The device first makes 3D scans of the entire space to identify objects in the environment, including the people in it. When people move about in the environment, the device monitors the signals reflected off their body. It then stitches these reflections across time to reconstruct a person's silhouette. To distinguish between different people, the team trained the device to use factors like body shape and height to create specific "silhouette fingerprints" for every person.
Currently the device is reported capable of being able to trace a person's hand as he writes in the air, through walls and closed doors.

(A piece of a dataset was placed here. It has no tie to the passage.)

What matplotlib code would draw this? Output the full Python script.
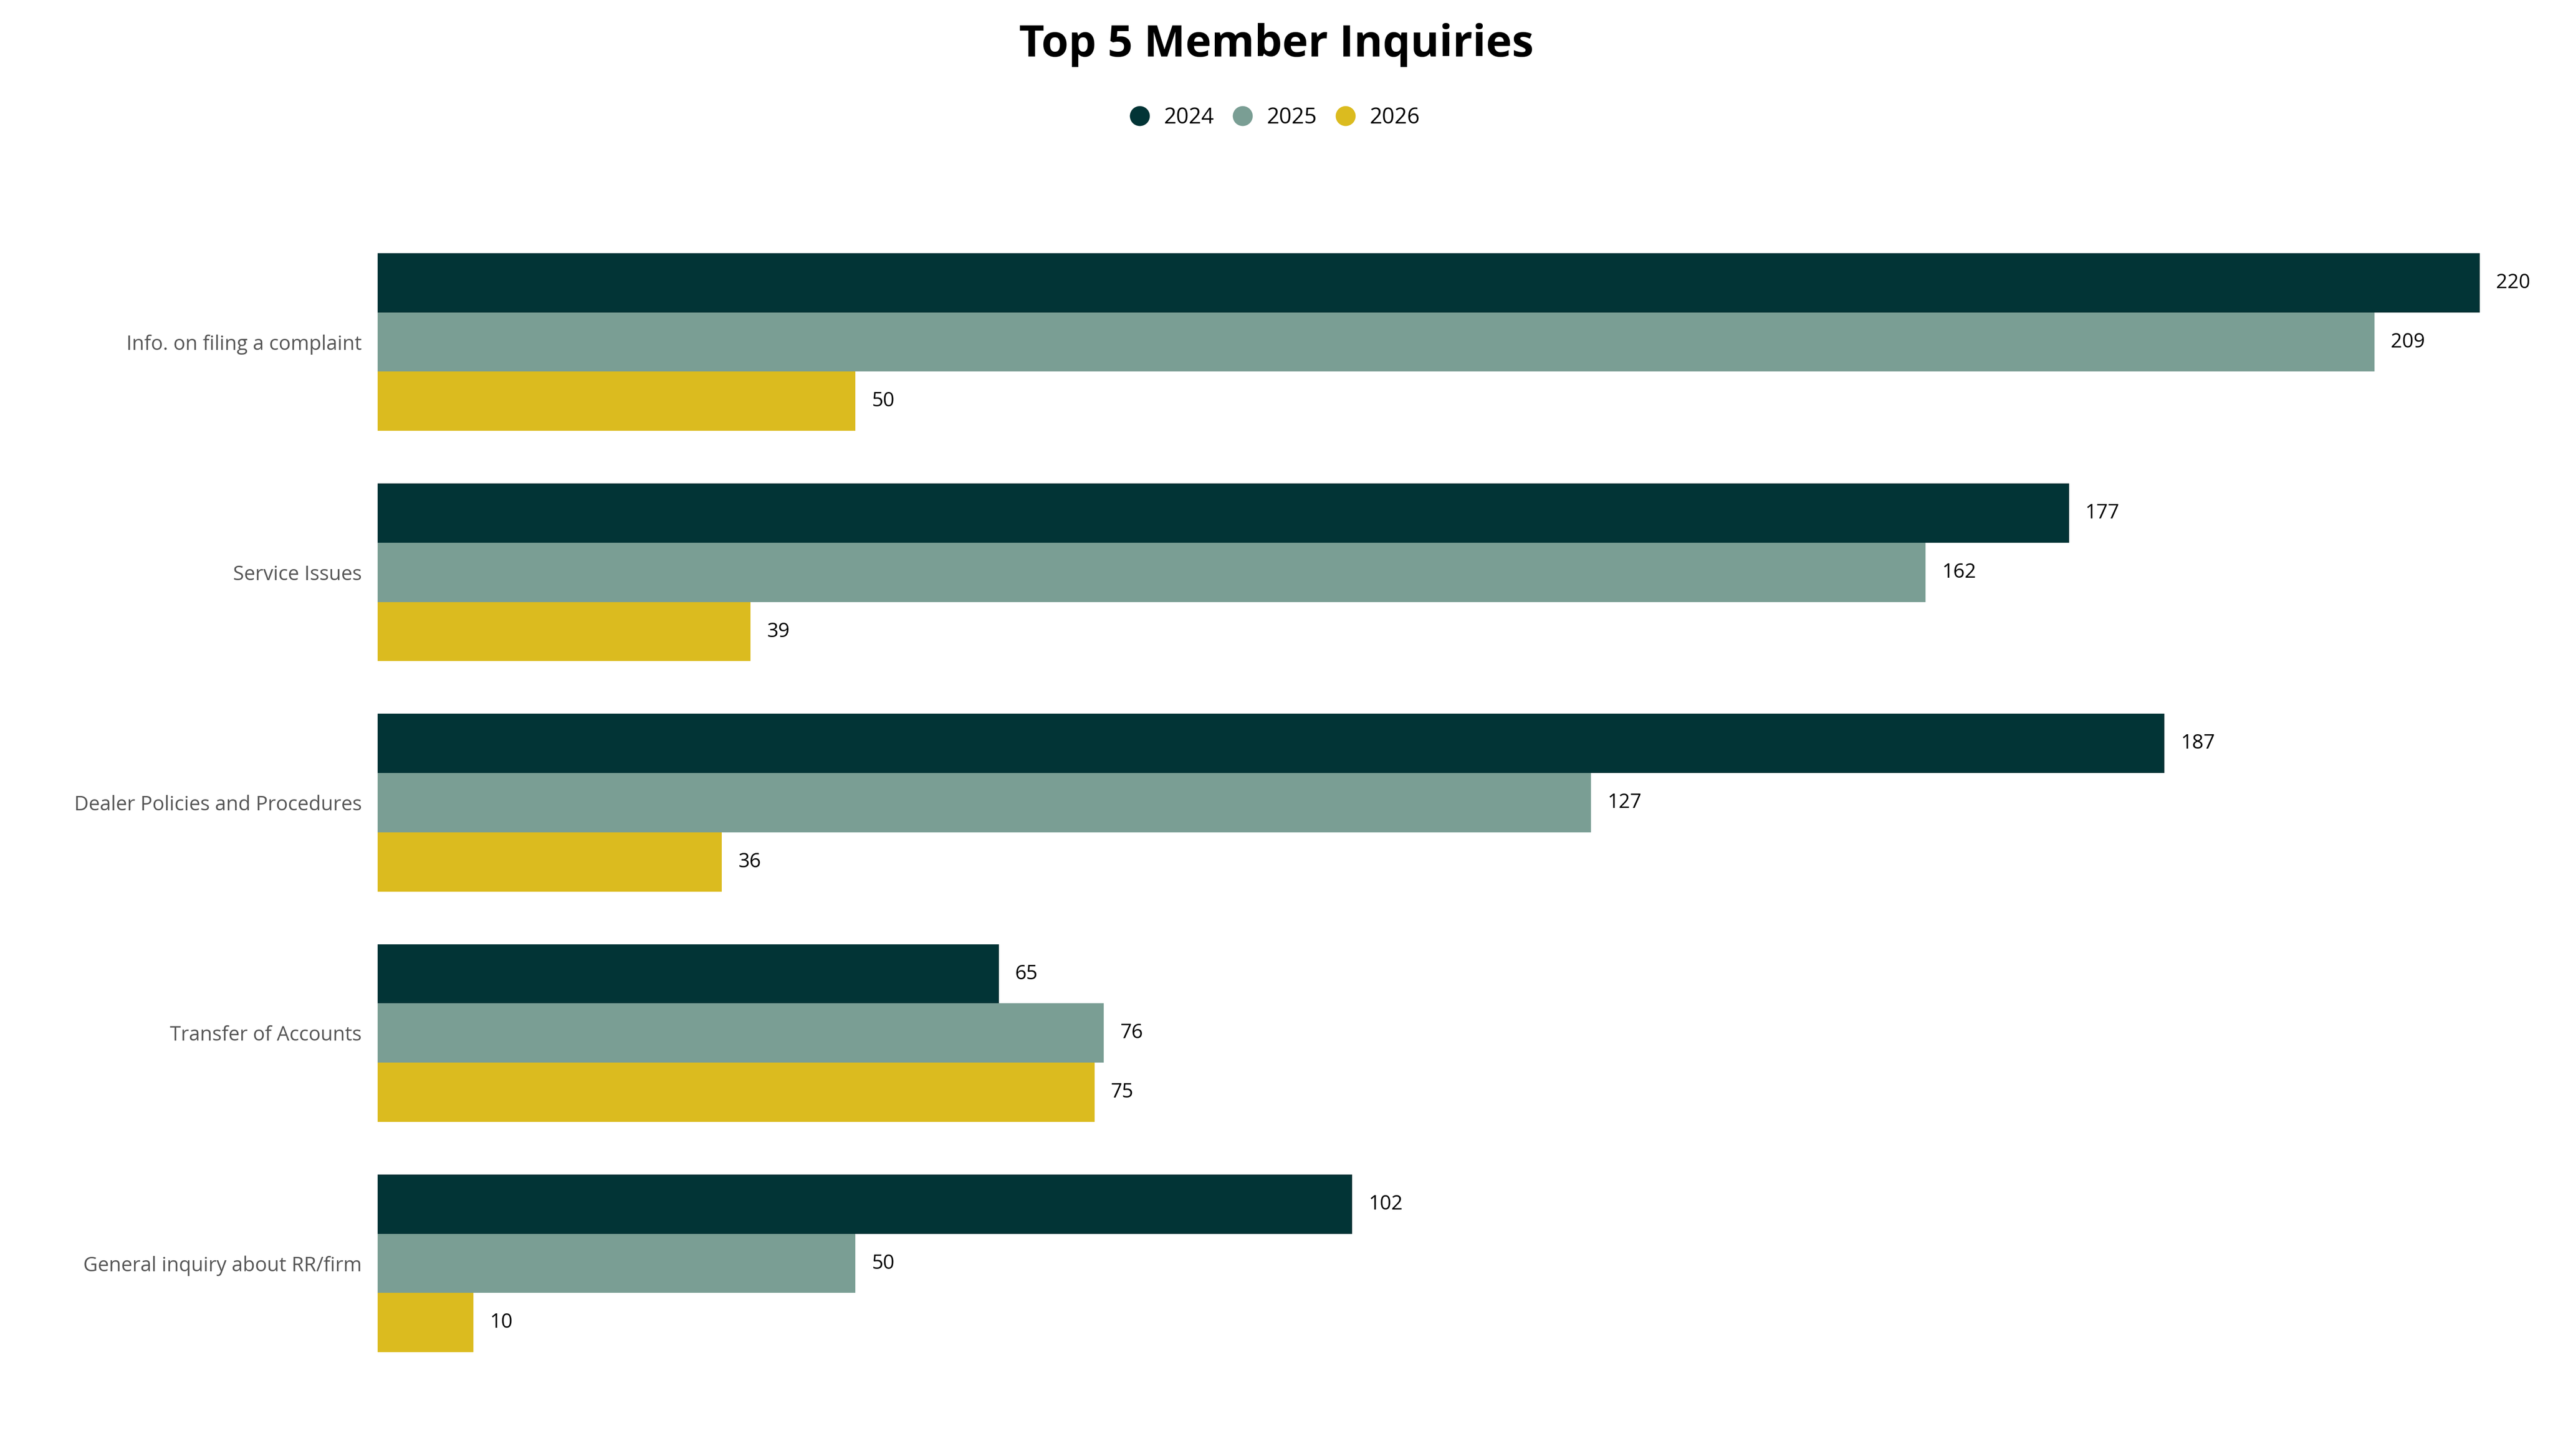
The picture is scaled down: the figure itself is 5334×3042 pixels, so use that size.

It can differentiate between 15 different individuals with a 90 percent accuracy rate.
Potential applications for the technology include gaming (envision being able to interact with a single game from different rooms or initiate actions based on hand movements), emergency response and even motion capture in filmmaking.
"RF Capture would enable motion capture without body sensors and could track actors’ movements even if they are behind furniture or walls," says PhD student Fadel Adib, the study's lead author.
Smart homes or caring for seniors are other areas where the device's motion-capturing abilities could potentially come in handy.
"We’re working to turn this technology into an in-home device that can call 911 if it detects that a family member has fallen unconscious," says Katabi. "You could also imagine it being used to operate your lights and TVs, or to adjust your heating by monitoring where you are in the house."
Currently the team is in the process of commercializing the technology through a product called Emerald, designed to detect and prevent falls among the elderly. Emerald was presented to President Obama as part of the White House’s first annual Demo Day a few months ago.